■ What to do: What do the lines from the top of the data through the line with "const yMin = 80, yMax = 96, yInterval = 2;" say? Quote them exactly and include both ends.
..........
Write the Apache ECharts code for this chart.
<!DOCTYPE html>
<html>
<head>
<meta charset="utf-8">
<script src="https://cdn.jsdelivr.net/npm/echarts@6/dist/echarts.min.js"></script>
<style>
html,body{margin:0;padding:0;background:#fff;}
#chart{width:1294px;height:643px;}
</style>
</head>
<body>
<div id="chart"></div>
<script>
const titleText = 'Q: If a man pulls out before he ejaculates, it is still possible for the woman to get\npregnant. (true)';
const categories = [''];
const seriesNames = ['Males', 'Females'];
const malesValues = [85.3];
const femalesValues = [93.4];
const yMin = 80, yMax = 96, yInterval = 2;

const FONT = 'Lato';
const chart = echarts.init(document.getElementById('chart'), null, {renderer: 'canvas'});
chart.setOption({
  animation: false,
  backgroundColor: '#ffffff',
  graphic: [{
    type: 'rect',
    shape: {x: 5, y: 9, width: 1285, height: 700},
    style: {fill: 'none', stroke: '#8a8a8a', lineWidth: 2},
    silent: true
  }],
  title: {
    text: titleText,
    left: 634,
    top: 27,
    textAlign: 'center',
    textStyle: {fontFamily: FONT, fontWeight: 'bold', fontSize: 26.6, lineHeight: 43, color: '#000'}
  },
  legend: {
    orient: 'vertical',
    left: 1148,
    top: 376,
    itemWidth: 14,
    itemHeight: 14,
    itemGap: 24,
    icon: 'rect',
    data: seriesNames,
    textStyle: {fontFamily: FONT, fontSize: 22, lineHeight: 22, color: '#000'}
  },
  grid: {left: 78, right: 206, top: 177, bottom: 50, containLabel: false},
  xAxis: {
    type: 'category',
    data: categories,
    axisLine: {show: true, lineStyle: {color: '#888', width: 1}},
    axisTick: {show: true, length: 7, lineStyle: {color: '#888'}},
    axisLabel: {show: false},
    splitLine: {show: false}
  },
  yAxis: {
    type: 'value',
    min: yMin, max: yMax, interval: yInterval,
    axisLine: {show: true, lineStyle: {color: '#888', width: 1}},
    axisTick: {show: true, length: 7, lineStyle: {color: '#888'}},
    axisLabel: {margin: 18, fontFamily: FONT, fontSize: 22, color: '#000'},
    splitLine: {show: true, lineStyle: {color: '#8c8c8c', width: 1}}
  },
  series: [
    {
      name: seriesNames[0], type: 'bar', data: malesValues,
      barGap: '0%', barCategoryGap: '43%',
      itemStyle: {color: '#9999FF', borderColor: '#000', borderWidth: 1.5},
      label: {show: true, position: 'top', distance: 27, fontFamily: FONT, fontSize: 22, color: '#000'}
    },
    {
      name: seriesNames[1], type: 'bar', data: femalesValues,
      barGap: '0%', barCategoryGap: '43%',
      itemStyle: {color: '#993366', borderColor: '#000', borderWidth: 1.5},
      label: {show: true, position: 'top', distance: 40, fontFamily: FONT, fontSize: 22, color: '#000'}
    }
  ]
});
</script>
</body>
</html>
..........
■ Written solution:
Write the Apache ECharts code for this chart.
<!DOCTYPE html>
<html>
<head>
<meta charset="utf-8">
<script src="https://cdn.jsdelivr.net/npm/echarts@6/dist/echarts.min.js"></script>
<style>
html,body{margin:0;padding:0;background:#fff;}
#chart{width:1294px;height:643px;}
</style>
</head>
<body>
<div id="chart"></div>
<script>
const titleText = 'Q: If a man pulls out before he ejaculates, it is still possible for the woman to get\npregnant. (true)';
const categories = [''];
const seriesNames = ['Males', 'Females'];
const malesValues = [85.3];
const femalesValues = [93.4];
const yMin = 80, yMax = 96, yInterval = 2;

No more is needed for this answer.